Lo bueno de la sinceridad es que hay que perseguirla, ya que no es patrimonio inalienable e innato del hombre, y lo malo es uno de sus factores externos: está sobrevalorada. Todo el mundo destaca como cualidad propia a destacar la sinceridad, y esta “originalidad” no es más que el comienzo de una cuenta atrás para envilecernos víctimas de la propia vehemencia.
No es lo mismo la actitud ante lo inevitable que la actitud ante la vida, y el siglo XXI tiene poco por confesar, o mucho: todo depende de si se abraza a sus amantes o a sus ideales.
Uno, que siempre ha huido del esnobismo barato y el dandismo de salón, no puede ser indiferente a los errores y desastres de aquellas cosas que le preocupan.

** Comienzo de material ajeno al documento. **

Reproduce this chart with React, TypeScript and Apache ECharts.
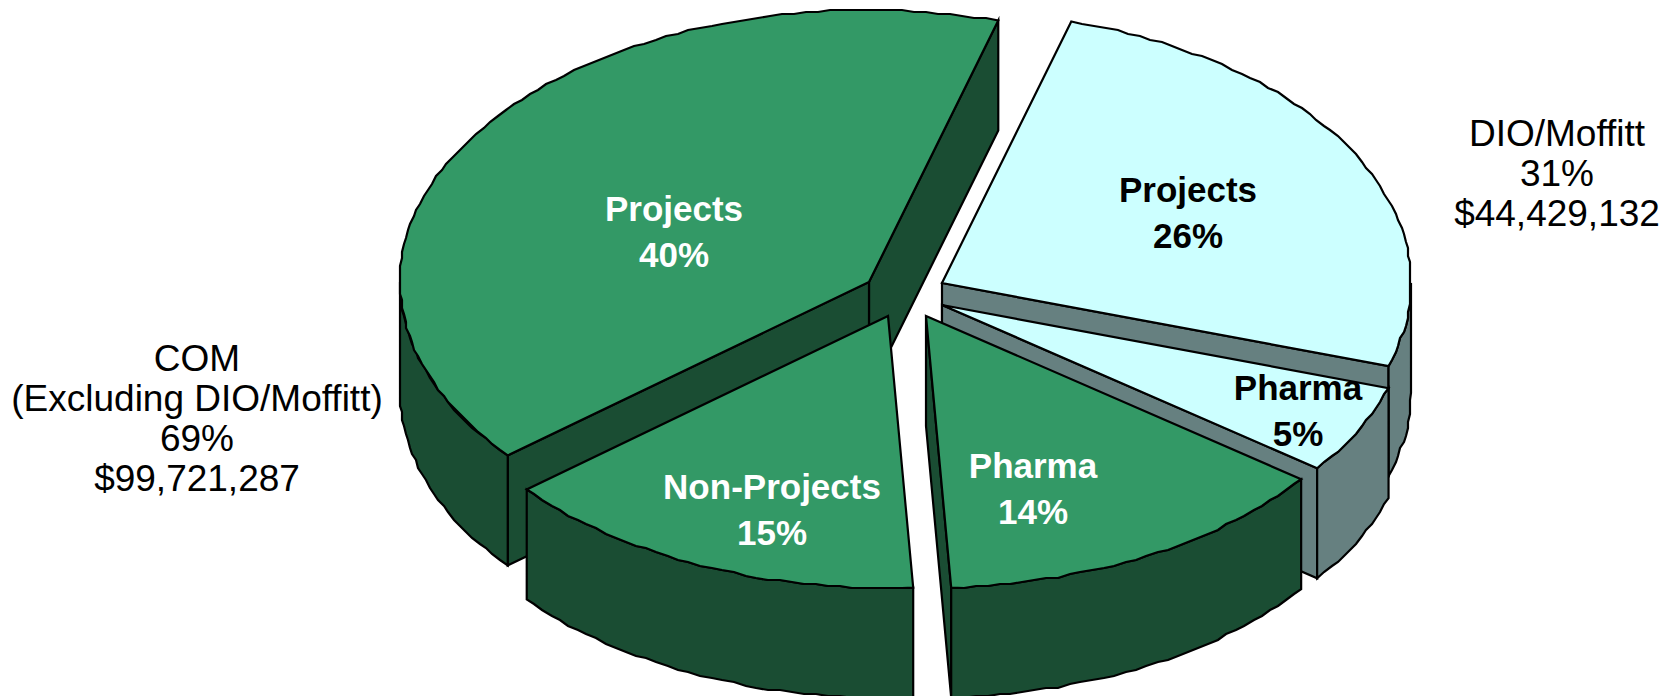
import React, { useEffect, useRef } from "react";
import * as echarts from "echarts";

// Data (share of the whole pie, %)
const sliceNames = ["Projects", "Non-Projects", "Pharma", "Pharma", "Projects"];
const sliceShares = [40.45, 14.85, 13.9, 5.3, 25.5];
const sliceGroups = ["COM", "COM", "COM", "DIO", "DIO"];
const comLabel = ["COM", "(Excluding DIO/Moffitt)", "69%", "$99,721,287"];
const dioLabel = ["DIO/Moffitt", "31%", "$44,429,132"];

// Layout only
const WIDTH = 1677;
const HEIGHT = 696;
const RX = 469;
const RY = 272;
const DEPTH = 110;
const START_DEG = 74;
const FONT = '"Liberation Sans", Arial, sans-serif';
const apexes = [[869, 282], [888, 316], [926, 316], [942, 305], [942, 283]];
const labelAt = [[674, 231], [772, 509], [1033, 488], [1298, 410], [1188, 212]];
const drawOrder = [0, 4, 3, 1, 2];
const palette: Record<string, { top: string; wall: string; text: string }> = {
  COM: { top: "#339966", wall: "#1A4D33", text: "#FFFFFF" },
  DIO: { top: "#CCFFFF", wall: "#668080", text: "#000000" },
};
const GRID = 2;
const snap = (v: number) => Math.round(v / GRID) * GRID;

const total = sliceShares.reduce((a, b) => a + b, 0);
const spans: [number, number][] = [];
{
  let at = START_DEG;
  sliceShares.forEach((v) => {
    const next = at + (v / total) * 360;
    spans.push([at, next]);
    at = next;
  });
}

function arc(cx: number, cy: number, from: number, to: number) {
  const pts: number[][] = [];
  const n = Math.max(2, Math.ceil((to - from) / 1.5));
  for (let i = 0; i <= n; i++) {
    const t = ((from + ((to - from) * i) / n) * Math.PI) / 180;
    const x = cx + RX * Math.cos(t);
    const y = cy - RY * Math.sin(t);
    pts.push(i === 0 || i === n ? [x, y] : [snap(x), snap(y)]);
  }
  return pts;
}

function renderSlice(params: any, api: any) {
  const idx = drawOrder[params.dataIndex];
  const share = api.value(0);
  const [a0, a1] = spans[idx];
  const [cx, cy] = apexes[idx];
  const col = palette[sliceGroups[idx]];
  const edge = { stroke: "#000", lineWidth: 2.2, lineJoin: "miter", miterLimit: 6 };
  const top = arc(cx, cy, a0, a1);
  const poly = (points: number[][], fill: string) => ({
    type: "polygon",
    shape: { points },
    style: { fill, ...edge },
  });
  const down = (p: number[]) => [p[0], p[1] + DEPTH];
  const children: any[] = [];
  const radial = (p: number[]) => poly([[cx, cy], p, down(p), [cx, cy + DEPTH]], col.wall);
  // A cut face is only drawn when it turns towards the viewer
  if (Math.cos((a0 * Math.PI) / 180) > 0) children.push(radial(top[0]));
  if (Math.cos((a1 * Math.PI) / 180) < 0) children.push(radial(top[top.length - 1]));
  // Outer rim: only the part of the arc that faces the viewer
  [[a0, a1], [a0 + 360, a1 + 360], [a0 - 360, a1 - 360]].forEach(([s, e]) => {
    const f = Math.max(s, 180);
    const t = Math.min(e, 360);
    if (t > f) {
      const rim = arc(cx, cy, f, t);
      children.push(poly([...rim, ...rim.slice().reverse().map(down)], col.wall));
    }
  });
  children.push(poly([[cx, cy], ...top], col.top));
  children.push({
    type: "text",
    x: labelAt[idx][0],
    y: labelAt[idx][1],
    style: {
      text: `${sliceNames[idx]}\n${Math.round(share)}%`,
      fill: col.text,
      font: `bold 35px ${FONT}`,
      lineHeight: 46,
      textAlign: "center",
      textVerticalAlign: "middle",
    },
  });
  return { type: "group", children };
}

export default function App() {
  const ref = useRef<HTMLDivElement>(null);
  useEffect(() => {
    document.body.style.margin = "0";
    document.body.style.overflow = "hidden";
    const chart = echarts.init(ref.current!, undefined, { renderer: "svg" });
    chart.setOption({
      animation: false,
      backgroundColor: "#FFFFFF",
      series: [
        {
          type: "custom",
          coordinateSystem: "none",
          silent: true,
          renderItem: renderSlice,
          data: drawOrder.map((i) => [sliceShares[i]]),
        },
      ],
      graphic: [
        {
          type: "text",
          x: 197,
          y: 418,
          style: {
            text: comLabel.join("\n"),
            fill: "#000",
            font: `37px ${FONT}`,
            lineHeight: 40,
            textAlign: "center",
            textVerticalAlign: "middle",
          },
        },
        {
          type: "text",
          x: 1557,
          y: 173,
          style: {
            text: dioLabel.join("\n"),
            fill: "#000",
            font: `37px ${FONT}`,
            lineHeight: 40,
            textAlign: "center",
            textVerticalAlign: "middle",
          },
        },
      ],
    });
    return () => chart.dispose();
  }, []);
  return <div ref={ref} style={{ width: WIDTH, height: HEIGHT }} />;
}
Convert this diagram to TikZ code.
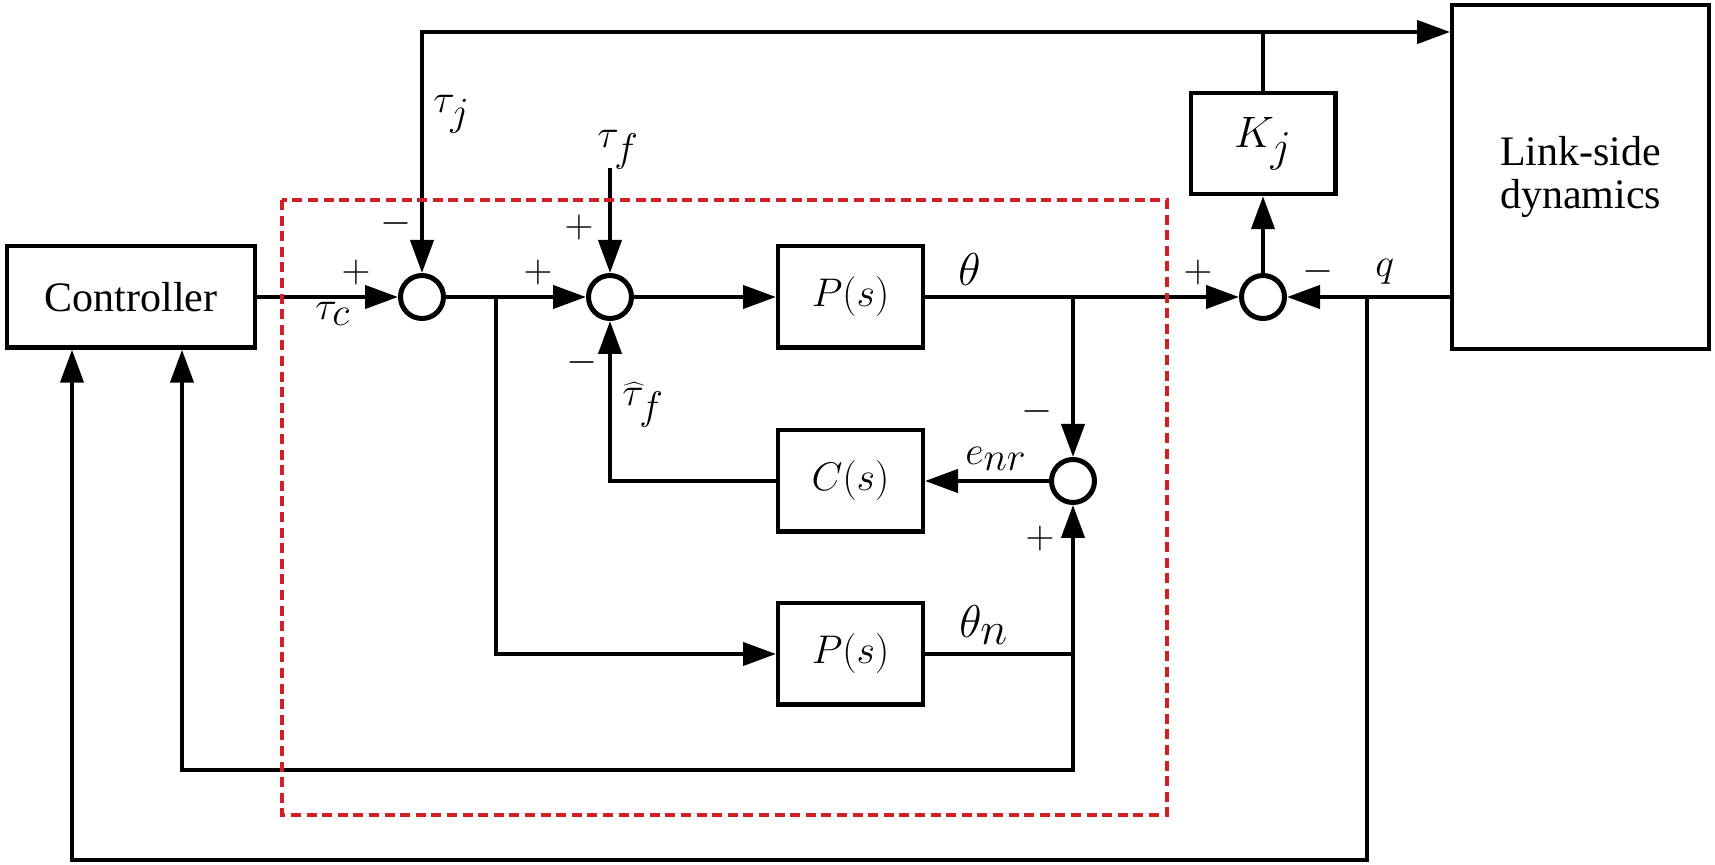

Por vivir, uno vive en su cerebro y su corazón, en un estado mental y sentimental en el que hay que salir a la calle a bregar con la vida con el cuchillo en los dientes, pero sin perder la compostura, porque hay que confiar en Dios y “mantener la pólvora seca”.
Quedarán olvidos por descubrir y cristales de copas rotos que dejemos por las esquinas de la vida, y entonces, con la chistera en la mano, se confesará este siglo XXI, purgando los mejores errores de la vida.